## [REQUIRED TASK]
Copy each line below exactly and leave the pictures out.

## [DATASET SECTION]
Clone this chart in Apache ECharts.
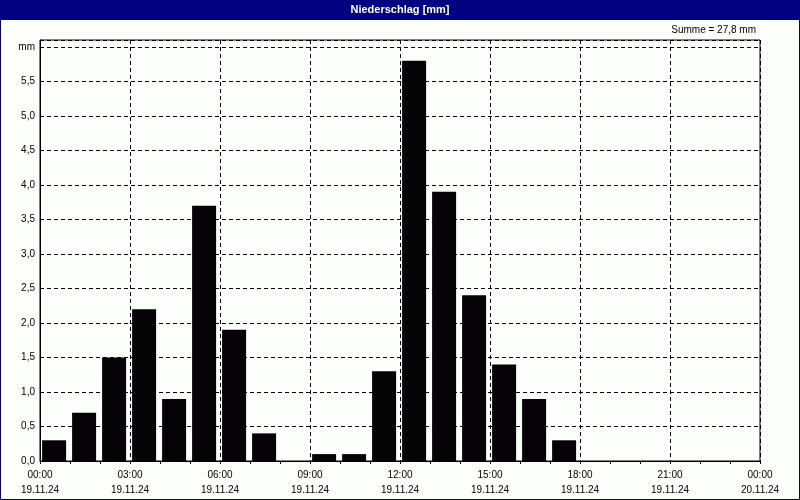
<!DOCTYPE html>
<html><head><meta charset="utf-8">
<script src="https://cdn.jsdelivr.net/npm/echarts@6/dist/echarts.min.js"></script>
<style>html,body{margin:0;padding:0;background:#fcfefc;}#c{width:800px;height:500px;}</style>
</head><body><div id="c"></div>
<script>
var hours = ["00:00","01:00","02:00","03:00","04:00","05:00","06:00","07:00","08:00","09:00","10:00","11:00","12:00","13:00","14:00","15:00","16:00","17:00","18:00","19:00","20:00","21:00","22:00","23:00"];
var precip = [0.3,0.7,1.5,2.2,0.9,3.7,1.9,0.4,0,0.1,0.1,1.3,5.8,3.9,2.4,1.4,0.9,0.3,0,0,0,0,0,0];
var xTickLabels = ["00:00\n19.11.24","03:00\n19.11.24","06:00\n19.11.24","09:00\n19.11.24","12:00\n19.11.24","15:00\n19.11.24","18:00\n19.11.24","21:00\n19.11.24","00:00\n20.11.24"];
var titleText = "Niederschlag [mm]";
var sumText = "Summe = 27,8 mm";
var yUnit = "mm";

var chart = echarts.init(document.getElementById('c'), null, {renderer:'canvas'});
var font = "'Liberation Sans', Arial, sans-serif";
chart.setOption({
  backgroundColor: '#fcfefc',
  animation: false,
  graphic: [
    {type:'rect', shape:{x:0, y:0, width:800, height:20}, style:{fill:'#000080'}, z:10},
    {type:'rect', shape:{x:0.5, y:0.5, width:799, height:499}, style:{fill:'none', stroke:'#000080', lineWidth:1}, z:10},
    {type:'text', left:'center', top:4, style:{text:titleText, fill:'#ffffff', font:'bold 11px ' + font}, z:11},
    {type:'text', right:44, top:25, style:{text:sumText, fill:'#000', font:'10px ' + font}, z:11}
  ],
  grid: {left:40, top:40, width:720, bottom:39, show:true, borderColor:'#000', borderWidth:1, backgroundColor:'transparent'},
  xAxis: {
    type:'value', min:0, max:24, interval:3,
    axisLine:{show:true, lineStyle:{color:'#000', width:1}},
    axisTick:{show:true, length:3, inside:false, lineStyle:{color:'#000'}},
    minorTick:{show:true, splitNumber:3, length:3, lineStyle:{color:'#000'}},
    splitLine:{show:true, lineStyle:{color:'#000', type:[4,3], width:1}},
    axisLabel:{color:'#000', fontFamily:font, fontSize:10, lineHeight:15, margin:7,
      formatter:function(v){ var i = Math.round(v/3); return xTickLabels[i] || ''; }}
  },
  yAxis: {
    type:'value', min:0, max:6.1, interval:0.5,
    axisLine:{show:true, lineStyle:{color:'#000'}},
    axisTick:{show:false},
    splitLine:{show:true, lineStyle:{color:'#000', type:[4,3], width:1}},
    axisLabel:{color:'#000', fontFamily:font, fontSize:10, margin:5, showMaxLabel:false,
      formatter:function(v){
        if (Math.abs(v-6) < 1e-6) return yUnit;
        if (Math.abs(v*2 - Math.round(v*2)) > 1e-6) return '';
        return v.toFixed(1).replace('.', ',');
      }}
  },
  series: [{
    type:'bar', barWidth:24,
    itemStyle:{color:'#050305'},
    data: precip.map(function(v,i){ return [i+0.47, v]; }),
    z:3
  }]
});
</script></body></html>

## [FULL SOLUTION]
Clone this chart in Apache ECharts.
<!DOCTYPE html>
<html><head><meta charset="utf-8">
<script src="https://cdn.jsdelivr.net/npm/echarts@6/dist/echarts.min.js"></script>
<style>html,body{margin:0;padding:0;background:#fcfefc;}#c{width:800px;height:500px;}</style>
</head><body><div id="c"></div>
<script>
var hours = ["00:00","01:00","02:00","03:00","04:00","05:00","06:00","07:00","08:00","09:00","10:00","11:00","12:00","13:00","14:00","15:00","16:00","17:00","18:00","19:00","20:00","21:00","22:00","23:00"];
var precip = [0.3,0.7,1.5,2.2,0.9,3.7,1.9,0.4,0,0.1,0.1,1.3,5.8,3.9,2.4,1.4,0.9,0.3,0,0,0,0,0,0];
var xTickLabels = ["00:00\n19.11.24","03:00\n19.11.24","06:00\n19.11.24","09:00\n19.11.24","12:00\n19.11.24","15:00\n19.11.24","18:00\n19.11.24","21:00\n19.11.24","00:00\n20.11.24"];
var titleText = "Niederschlag [mm]";
var sumText = "Summe = 27,8 mm";
var yUnit = "mm";

var chart = echarts.init(document.getElementById('c'), null, {renderer:'canvas'});
var font = "'Liberation Sans', Arial, sans-serif";
chart.setOption({
  backgroundColor: '#fcfefc',
  animation: false,
  graphic: [
    {type:'rect', shape:{x:0, y:0, width:800, height:20}, style:{fill:'#000080'}, z:10},
    {type:'rect', shape:{x:0.5, y:0.5, width:799, height:499}, style:{fill:'none', stroke:'#000080', lineWidth:1}, z:10},
    {type:'text', left:'center', top:4, style:{text:titleText, fill:'#ffffff', font:'bold 11px ' + font}, z:11},
    {type:'text', right:44, top:25, style:{text:sumText, fill:'#000', font:'10px ' + font}, z:11}
  ],
  grid: {left:40, top:40, width:720, bottom:39, show:true, borderColor:'#000', borderWidth:1, backgroundColor:'transparent'},
  xAxis: {
    type:'value', min:0, max:24, interval:3,
    axisLine:{show:true, lineStyle:{color:'#000', width:1}},
    axisTick:{show:true, length:3, inside:false, lineStyle:{color:'#000'}},
    minorTick:{show:true, splitNumber:3, length:3, lineStyle:{color:'#000'}},
    splitLine:{show:true, lineStyle:{color:'#000', type:[4,3], width:1}},
    axisLabel:{color:'#000', fontFamily:font, fontSize:10, lineHeight:15, margin:7,
      formatter:function(v){ var i = Math.round(v/3); return xTickLabels[i] || ''; }}
  },
  yAxis: {
    type:'value', min:0, max:6.1, interval:0.5,
    axisLine:{show:true, lineStyle:{color:'#000'}},
    axisTick:{show:false},
    splitLine:{show:true, lineStyle:{color:'#000', type:[4,3], width:1}},
    axisLabel:{color:'#000', fontFamily:font, fontSize:10, margin:5, showMaxLabel:false,
      formatter:function(v){
        if (Math.abs(v-6) < 1e-6) return yUnit;
        if (Math.abs(v*2 - Math.round(v*2)) > 1e-6) return '';
        return v.toFixed(1).replace('.', ',');
      }}
  },
  series: [{
    type:'bar', barWidth:24,
    itemStyle:{color:'#050305'},
    data: precip.map(function(v,i){ return [i+0.47, v]; }),
    z:3
  }]
});
</script></body></html>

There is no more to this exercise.